◆ **WHAT YOU SHOULD DO**: Quote from the first line below through the line that contains "import plotly.graph_objects as go", both included, and leave the pictures out.

◆ **DATA IN THIS EXERCISE**:
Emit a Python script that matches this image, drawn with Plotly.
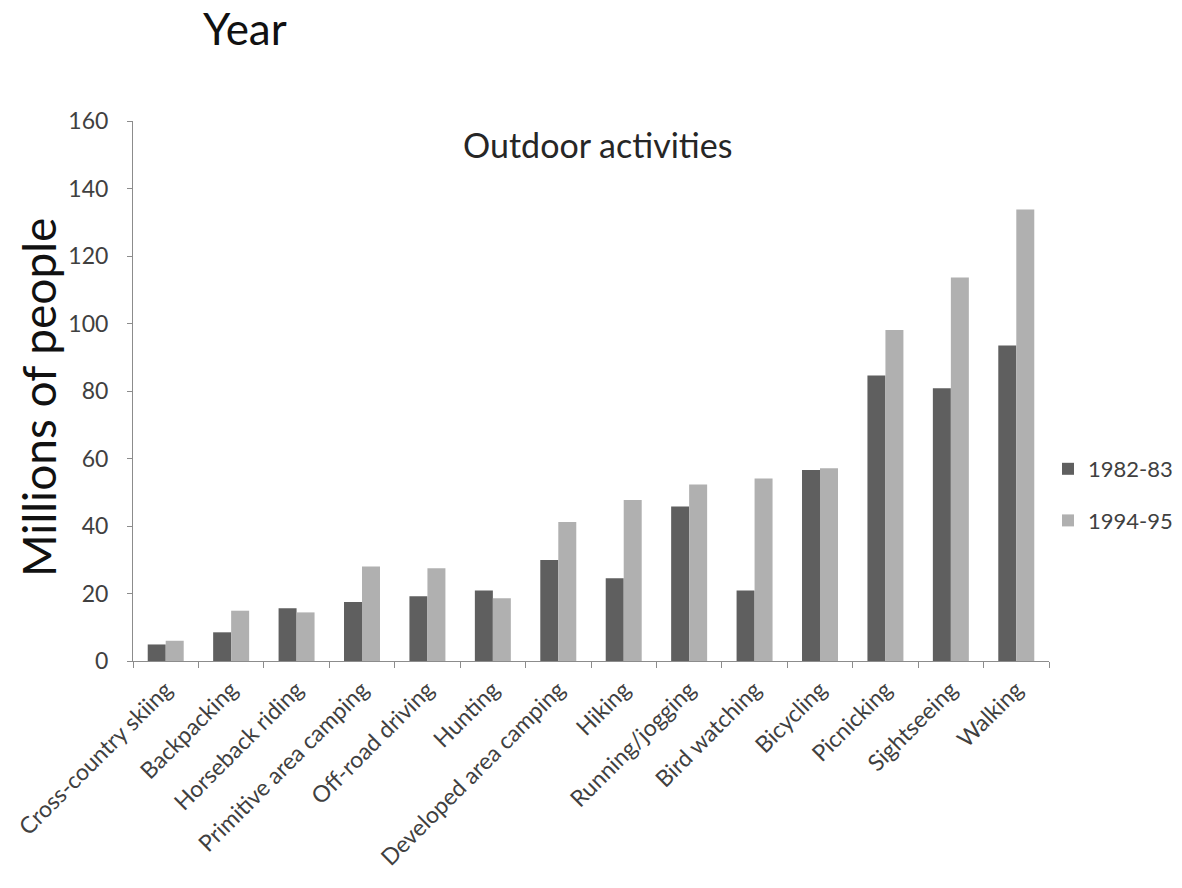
import plotly.graph_objects as go

categories = ["Cross-country skiing", "Backpacking", "Horseback riding", "Primitive area camping",
              "Off-road driving", "Hunting", "Developed area camping", "Hiking", "Running/jogging",
              "Bird watching", "Bicycling", "Picnicking", "Sightseeing", "Walking"]
values_1982 = [4.9, 8.5, 15.6, 17.5, 19.2, 20.9, 29.9, 24.5, 45.8, 20.9, 56.6, 84.6, 80.8, 93.5]
values_1994 = [6.0, 14.9, 14.4, 28.0, 27.5, 18.6, 41.2, 47.7, 52.3, 54.1, 57.1, 98.1, 113.6, 133.8]
series_names = ["1982-83", "1994-95"]
y_ticks = [0, 20, 40, 60, 80, 100, 120, 140, 160]

FONT = "Lato, 'Open Sans', sans-serif"
L, R, T, B = 133, 133, 121, 227
W, H = 1182 - L - R, 888 - T - B


def px_x(x):
    return (x - L) / W


def px_y(y):
    return (T + H - y) / H


fig = go.Figure()
fig.add_bar(x=categories, y=values_1982, name=series_names[0], marker_color="#5f5f5f",
            marker_line_width=0, legendgroup="a")
fig.add_bar(x=categories, y=values_1994, name=series_names[1], marker_color="#b0b0b0",
            marker_line_width=0, legendgroup="b")

fig.update_layout(
    width=1182, height=888,
    margin=dict(l=L, r=R, t=T, b=B, autoexpand=False),
    paper_bgcolor="white", plot_bgcolor="white",
    barmode="group", bargap=0.45, bargroupgap=0,
    font=dict(family=FONT, color="#404040"),
    showlegend=True,
    legend=dict(x=px_x(1048), y=px_y(448), xanchor="left", yanchor="top",
                font=dict(size=22, color="#404040", family=FONT),
                tracegroupgap=20, itemwidth=30, bgcolor="rgba(0,0,0,0)"),
    xaxis=dict(showline=True, linecolor="#8c8c8c", linewidth=1,
               ticks="outside", tickson="boundaries", ticklen=6, tickcolor="#8c8c8c",
               ticklabelstandoff=5,
               tickangle=-45, tickfont=dict(size=23, color="#404040", family=FONT),
               showgrid=False, zeroline=False),
    yaxis=dict(range=[0, 160], tickvals=y_ticks, showline=True, linecolor="#8c8c8c",
               linewidth=1, ticks="outside", ticklen=5, tickcolor="#8c8c8c",
               ticklabelstandoff=14,
               tickfont=dict(size=23, color="#404040", family=FONT),
               showgrid=False, zeroline=False),
    annotations=[
        dict(text="Outdoor activities", x=px_x(597), y=px_y(145), xref="paper", yref="paper",
             xanchor="center", yanchor="middle",
             showarrow=False, font=dict(size=34, color="#262626", family=FONT)),
        dict(text="Year", x=px_x(245), y=px_y(28), xref="paper", yref="paper",
             xanchor="center", yanchor="middle",
             showarrow=False, font=dict(size=44, color="#111111", family=FONT)),
        dict(text="Millions of people", x=px_x(38), y=px_y(398), xref="paper", yref="paper",
             xanchor="center", yanchor="middle",
             textangle=-90, showarrow=False, font=dict(size=46, color="#111111", family=FONT)),
    ],
)

fig.write_html("out.html")
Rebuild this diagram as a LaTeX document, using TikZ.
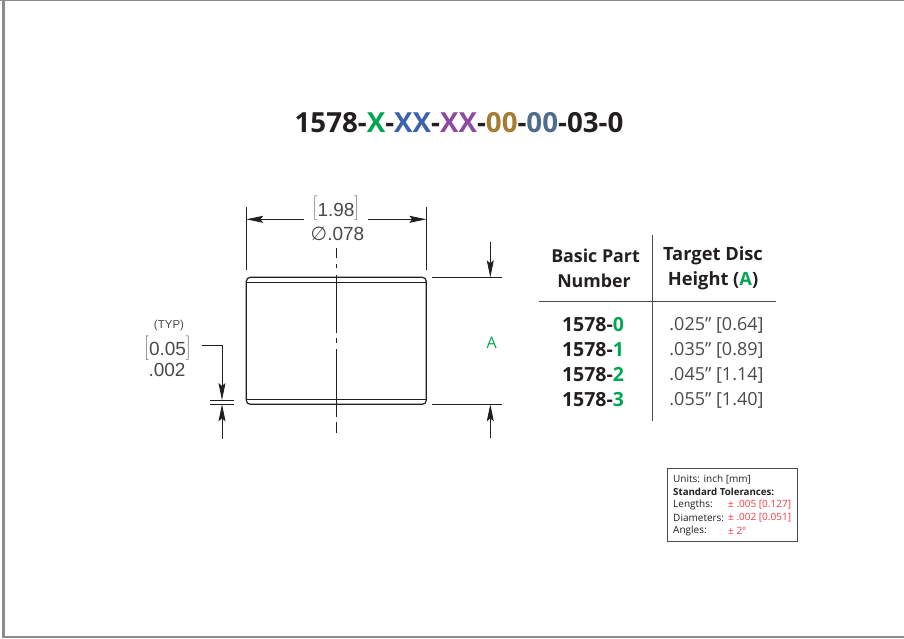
\documentclass[tikz,border=0pt]{standalone}
\usepackage{fontspec}
\setmainfont{Open Sans}
\newfontfamily\dimfont{Liberation Sans}
\newfontfamily\symfont{DejaVu Sans}
\usetikzlibrary{arrows.meta}
\definecolor{inkdark}{HTML}{231F20}
\definecolor{inkgray}{HTML}{4A4A4C}
\definecolor{codegreen}{HTML}{00A651}
\definecolor{codeblue}{HTML}{3A62AE}
\definecolor{codepurple}{HTML}{8E4A9E}
\definecolor{codegold}{HTML}{A67C33}
\definecolor{codeslate}{HTML}{4E6C8C}
\definecolor{tolred}{HTML}{EE3A43}
\tikzset{
  hairline/.style={draw=inkdark,line width=0.8pt},
  dimhead/.tip={Stealth[length=17pt,width=7pt,inset=3pt]},
  dimtip/.style={hairline,dimhead-},
  dimtext/.style={font=\dimfont\fontsize{19}{19}\selectfont,text=inkgray,inner sep=0pt},
  headtext/.style={font=\fontsize{17.8}{17.8}\selectfont\bfseries,text=inkdark,inner sep=0pt},
  headwide/.style={font=\fontsize{18.3}{18.3}\selectfont\bfseries,text=inkdark,inner sep=0pt},
  parttext/.style={font=\fontsize{19.5}{19.5}\selectfont\bfseries,text=inkdark,inner sep=0pt},
  valuetext/.style={font=\fontsize{18}{18}\selectfont,text=inkgray,inner sep=0pt},
  toltext/.style={font=\fontsize{10}{10}\selectfont,text=inkdark,inner sep=0pt,anchor=west},
  tolvalue/.style={toltext,text=tolred},
}
\begin{document}
\begin{tikzpicture}[x=1pt,y=-1pt]
  \useasboundingbox (0,0) rectangle (904,638);
  % outer frame
  \fill[gray!90] (0,0) rectangle (904,1);
  \fill[gray!90] (2,0) rectangle (5,638);
  \fill[gray!90] (2,636) rectangle (904,638);

  \node[font=\fontsize{27.7}{27.7}\selectfont\bfseries,text=inkdark,inner sep=0pt] (title) at (459,123)
    {1578-\textcolor{codegreen}{X}-\textcolor{codeblue}{XX}-\textcolor{codepurple}{XX}-\textcolor{codegold}{00}-\textcolor{codeslate}{00}-03-0};

  % part outline
  \draw[draw=inkdark,line width=1.2pt,rounded corners=4pt] (246.3,277.3) rectangle (426.3,404.3);
  \coordinate (TL) at (246.3,282.3);
  \coordinate (TR) at (426.3,282.3);
  \coordinate (BL) at (246.3,399.3);
  \coordinate (BR) at (426.3,399.3);
  \draw[hairline] (TL) -- (TR);
  \draw[hairline] (BL) -- (BR);

  % centre line
  \coordinate (C1) at (336.3,248);
  \coordinate (C2) at (336.3,258);
  \coordinate (C3) at (336.3,264);
  \coordinate (C4) at (336.3,268);
  \coordinate (C5) at (336.3,275);
  \coordinate (C6) at (336.3,333);
  \coordinate (C7) at (336.3,338);
  \coordinate (C8) at (336.3,343);
  \coordinate (C9) at (336.3,349);
  \coordinate (C10) at (336.3,417);
  \coordinate (C11) at (336.3,422);
  \coordinate (C12) at (336.3,433);
  \draw[hairline] (C1) -- (C2);
  \draw[hairline] (C3) -- (C4);
  \draw[hairline] (C5) -- (C6);
  \draw[hairline] (C7) -- (C8);
  \draw[hairline] (C9) -- (C10);
  \draw[hairline] (C11) -- (C12);

  % width dimension
  \coordinate (WA) at (246.3,207);
  \coordinate (WB) at (246.3,270);
  \coordinate (WC) at (426.3,207);
  \coordinate (WD) at (426.3,270);
  \coordinate (WE) at (246.3,219.3);
  \coordinate (WF) at (304,219.3);
  \coordinate (WG) at (426.3,219.3);
  \coordinate (WH) at (368,219.3);
  \draw[hairline] (WA) -- (WB);
  \draw[hairline] (WC) -- (WD);
  \draw[dimtip] (WE) -- (WF);
  \draw[dimtip] (WG) -- (WH);
  \node[dimtext] (wmm) at (336,208.5) {$\bigg[$\raisebox{-4pt}{1.98}$\bigg]$};
  \node[dimtext] (win) at (337.5,234) {{\symfont ∅}.078};

  % height dimension
  \coordinate (HA) at (432,277.3);
  \coordinate (HB) at (502,277.3);
  \coordinate (HC) at (432,404.3);
  \coordinate (HD) at (502,404.3);
  \coordinate (HE) at (490.3,277.3);
  \coordinate (HF) at (490.3,242);
  \coordinate (HG) at (490.3,404.3);
  \coordinate (HH) at (490.3,438);
  \draw[hairline] (HA) -- (HB);
  \draw[hairline] (HC) -- (HD);
  \draw[dimtip] (HE) -- (HF);
  \draw[dimtip] (HG) -- (HH);
  \node[font=\fontsize{16}{16}\selectfont,text=codegreen,inner sep=0pt] (hlabel) at (491.7,342.5) {A};

  % chamfer dimension
  \coordinate (TA) at (210,400);
  \coordinate (TB) at (234,400);
  \coordinate (TC) at (210,404.3);
  \coordinate (TD) at (234,404.3);
  \coordinate (TE) at (202,345);
  \coordinate (TF) at (222,345);
  \coordinate (TG) at (222,400);
  \coordinate (TH) at (222,404.3);
  \coordinate (TI) at (222,439);
  \draw[hairline] (TA) -- (TB);
  \draw[hairline] (TC) -- (TD);
  \draw[hairline,-dimhead] (TE) -- (TF) -- (TG);
  \draw[dimtip] (TH) -- (TI);
  \node[font=\dimfont\fontsize{11.5}{11.5}\selectfont,text=inkgray,inner sep=0pt] (typ) at (169,326) {(TYP)};
  \node[dimtext] (tmm) at (167.5,348) {$\bigg[$\raisebox{-3pt}{0.05}$\bigg]$};
  \node[dimtext] (tin) at (167,369.5) {.002};

  % table
  \coordinate (RA) at (652.7,235);
  \coordinate (RB) at (652.7,421);
  \coordinate (RC) at (539,301.7);
  \coordinate (RD) at (776,301.7);
  \draw[inkgray,line width=1.1pt] (RA) -- (RB);
  \draw[inkgray,line width=1.1pt] (RC) -- (RD);
  \node[headtext] (h1) at (595.5,255.5) {Basic Part};
  \node[headtext] (h2) at (594,280.5) {Number};
  \node[headwide] (h3) at (713,255.5) {Target Disc};
  \node[headwide] (h4) at (713,280.5) {Height (\textcolor{codegreen}{A})};
  \node[parttext] (p0) at (593,325) {1578-\textcolor{codegreen}{0}};
  \node[parttext] (p1) at (593,350) {1578-\textcolor{codegreen}{1}};
  \node[parttext] (p2) at (593,375) {1578-\textcolor{codegreen}{2}};
  \node[parttext] (p3) at (593,400) {1578-\textcolor{codegreen}{3}};
  \node[valuetext] (v0) at (716.5,325) {.025" [0.64]};
  \node[valuetext] (v1) at (716.5,350) {.035" [0.89]};
  \node[valuetext] (v2) at (716.5,375) {.045" [1.14]};
  \node[valuetext] (v3) at (716.5,400) {.055" [1.40]};

  % tolerance box
  \draw[draw=inkgray,line width=1pt,fill=white] (667,468) rectangle (797,541);
  \node[toltext] (t1) at (673,479) {Units: inch [mm]};
  \node[toltext,font=\fontsize{9.7}{9.7}\selectfont\bfseries] (t2) at (673,492) {Standard Tolerances:};
  \node[toltext] (t3) at (673,505) {Lengths:};
  \node[toltext] (t4) at (673,518) {Diameters:};
  \node[toltext] (t5) at (673,531) {Angles:};
  \node[tolvalue] (t6) at (728,505) {± .005 [0.127]};
  \node[tolvalue] (t7) at (728,518) {± .002 [0.051]};
  \node[tolvalue] (t8) at (728,531) {± 2°};
\end{tikzpicture}
\end{document}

◆ **TASK ANSWER**:
Emit a Python script that matches this image, drawn with Plotly.
import plotly.graph_objects as go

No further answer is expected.